Ekrem İmamoğlu davası
Ekrem İmamoğlu büyükşehir belediye başkanı seçildi, makamına oturdu. Sonra YSK'ya talimat verildi, YSK'daki bir grup hakim seçimi iptal etti ve yeniledi. Dünya tarihinde olmayan bir kararla. Sonunda 15 binlik fark 800 bine çıktı. Ekrem Bey Karadeniz gezisi yaptı. Vali kendisine hakaret edildiği gerekçesiyle hakarette bulundu. Ekrem Bey'in 10 tanığından 4'ü dinleniyor diğerleri dinlenmiyor. O kadar acelesi var ki hemen iddianame hazırlanıyor. Şimdi olay yargıda. Dosyada iki bilirkişi raporu var onlar da dikkate alınmıyor. Eğer İnsan Hakları Eylem Planı gerçek anlamda uygulanıyorsa bu davadan beraat çıkması lazım.
Çiftçinin borç yükü
Her toplantıda alın terinden, üretimden söz ederim. Mutfaktan, huzurdan, birlikte olmaktan söz ederim. Farklılıklarımızı zenginlik olarak ifade ederim. Üretim ordusu bizim fikirlerimizdir. Yani üreticilerimiz. Erdoğan'ın, "Çiftçilerimiz ekilmemiş tek karış toprak bırakmayacaktır" açıklaması var. Bir açıklama da Tarım Bakanı'ndan geliyor, "Ürününüz tarlada, etiniz sütünüz ise elinizde kalmayacak, gerekirse biz alırız." Bu da güzel, tam bir sosyal devlet. Siz alırsanız biz de memnun oluruz. Peki, gereği yapıldı mı? 3 toplantıdır söylüyorum. Nevşehir'de, Niğde'de kuru soğan, patates ambarlarda çürüdü. Niye almıyorsunuz? Söz verdiniz ekranlarda. Buradan bütün çiftçi kardeşlerime sesleniyorum. Size verilen sözü tutmuyorlarsa sandıkta gerekli dersi bunlara vermek zorundasınız. Biz iktidara geldiğimizde hiç meraklanmayın, sizin AK Parti hükümetlerinden 210 milyar lira alacağınız var. Biraz kredi verildi, faizler yükseliyor. Faizler tekrar ertelendi. Çiftçi kardeşlerime söylüyorum o faizlerin tamamını sileceğiz. Ana parayı da makul ölçüde taksitlendireceğiz.

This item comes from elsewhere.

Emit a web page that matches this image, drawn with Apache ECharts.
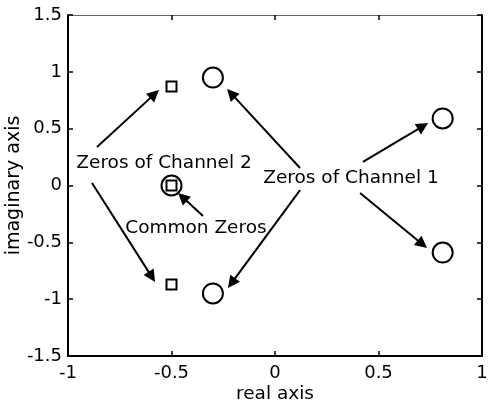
<!DOCTYPE html>
<html>
<head>
<meta charset="utf-8">
<script src="https://cdn.jsdelivr.net/npm/echarts@6/dist/echarts.min.js"></script>
<style>
  html, body { margin: 0; padding: 0; background: #fff; }
  #chart { width: 488px; height: 408px; }
</style>
</head>
<body>
<div id="chart"></div>
<script>
// Zeros of channel 1 (circles), channel 2 (squares) and the shared zero
const channel1Zeros = [[-0.3, 0.95], [-0.3, -0.95], [0.81, 0.59], [0.81, -0.59]];
const channel2Zeros = [[-0.5, 0.87], [-0.5, -0.87]];
const commonZeros = [[-0.5, 0]];

// Axis ranges and tick spacing
const xRange = [-1, 1];
const yRange = [-1.5, 1.5];
const tickStep = 0.5;

// Text annotations placed in data coordinates
const annotations = [
  { text: 'Zeros of Channel 2', at: [-0.536, 0.198] },
  { text: 'Zeros of Channel 1', at: [0.367, 0.066] },
  { text: 'Common Zeros', at: [-0.382, -0.374] }
];

// Annotation arrows: [from, to] in data coordinates
const arrows = [
  [[-0.860, 0.339], [-0.582, 0.804]],
  [[-0.884, 0.022], [-0.595, -0.804]],
  [[0.121, 0.154], [-0.212, 0.810]],
  [[0.121, -0.040], [-0.210, -0.859]],
  [[0.425, 0.207], [0.715, 0.522]],
  [[0.411, -0.066], [0.712, -0.516]],
  [[-0.348, -0.268], [-0.447, -0.102]]
];

const FONT = 'DejaVu Sans';
const ink = '#000';

const chart = echarts.init(document.getElementById('chart'), null, { renderer: 'canvas' });

const baseAxis = {
  type: 'value',
  interval: tickStep,
  splitLine: { show: false },
  axisLine: { show: true, onZero: false, lineStyle: { color: ink, width: 2 } },
  axisTick: { show: true, inside: true, length: 5, lineStyle: { color: ink, width: 1.5 } },
  axisLabel: { color: ink, fontFamily: FONT, fontSize: 18 }
};

const option = {
  backgroundColor: '#fff',
  animation: false,
  grid: { left: 68, right: 6, top: 15, bottom: 52, containLabel: false, outerBoundsMode: 'none' },
  xAxis: [
    Object.assign({}, baseAxis, {
      min: xRange[0], max: xRange[1], position: 'bottom',
      name: 'real axis', nameLocation: 'middle', nameGap: 29, nameMoveOverlap: false,
      nameTextStyle: { color: ink, fontFamily: FONT, fontSize: 18.5 },
      axisLabel: Object.assign({}, baseAxis.axisLabel, { margin: 8 })
    }),
    Object.assign({}, baseAxis, {
      min: xRange[0], max: xRange[1], position: 'top',
      axisLine: { show: true, onZero: false, lineStyle: { color: '#666', width: 1 } },
      axisLabel: { show: false }
    })
  ],
  yAxis: [
    Object.assign({}, baseAxis, {
      min: yRange[0], max: yRange[1], position: 'left',
      name: 'imaginary axis', nameLocation: 'middle', nameGap: 44, nameMoveOverlap: false,
      nameTextStyle: { color: ink, fontFamily: FONT, fontSize: 19 },
      axisLabel: Object.assign({}, baseAxis.axisLabel, { margin: 6 })
    }),
    Object.assign({}, baseAxis, {
      min: yRange[0], max: yRange[1], position: 'right',
      axisLabel: { show: false }
    })
  ],
  series: [
    {
      type: 'scatter',
      data: channel1Zeros.concat(commonZeros),
      symbol: 'circle',
      symbolSize: 20,
      itemStyle: { color: 'rgba(0,0,0,0)', borderColor: ink, borderWidth: 2, opacity: 1 },
      z: 3
    },
    {
      type: 'scatter',
      data: channel2Zeros.concat(commonZeros),
      symbol: 'rect',
      symbolSize: 10,
      itemStyle: { color: 'rgba(0,0,0,0)', borderColor: ink, borderWidth: 2, opacity: 1 },
      z: 3
    },
    {
      type: 'lines',
      coordinateSystem: 'cartesian2d',
      data: arrows.map(a => ({ coords: a })),
      symbol: ['none', 'triangle'],
      symbolSize: 12,
      lineStyle: { color: ink, width: 2, opacity: 1, curveness: 0 },
      z: 4
    },
    {
      type: 'scatter',
      data: annotations.map(a => ({ value: a.at, name: a.text })),
      symbol: 'circle',
      symbolSize: 1,
      itemStyle: { color: 'rgba(0,0,0,0)', opacity: 1 },
      label: {
        show: true,
        position: 'inside',
        formatter: p => p.name,
        color: ink,
        fontFamily: FONT,
        fontSize: 18.5
      },
      z: 5
    }
  ]
};

chart.setOption(option);
</script>
</body>
</html>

'Kadınlar siyasette eşitlik istiyor'
Kadınlar siyasette eşitlik istiyorlar. Madem 83 milyonun yarısı erkek ve kadın, hatta kadınlar biraz daha fazla. Neden eşitlik istiyorlar? Kendisi oy kullanma hakkına sahipse, o zaman diyor ki, benim de seçilme hakkım var. Önüme konulan engeller var. Bizde yüzde 30 cinsiyet kotası var. Bir kanun teklifi hazırladık, bunun siyasi partiler yasasına girmesi için. Hazırladık, kadın örgütleri ile görüştük. Dediler ki, niye yüzde 30, niye yüzde 50 değil. Biz yüzde 50 olarak hazırladık. Tabii listenin sonlarında değil. Kadınlar bir şey daha istiyorlar, fermuar sistemi olsun, eşitliği gerçek anlamda sağlayalım. Teklif dün 8 Mart Dünya Emekçi Kadınlar Günü'nde ben de bu teklifi imzaladım, TBMM Başkanlığı'na verildi. O arada yeni bir öneri geldi kadınlardan, dediler ki, 8 Mart Dünya Emekçi Kadınlar Günü ise o gün neden tatil olmuyor. Bizim için tatil olsun. Bu ne demek, kadınlar demokrasi istiyor demek.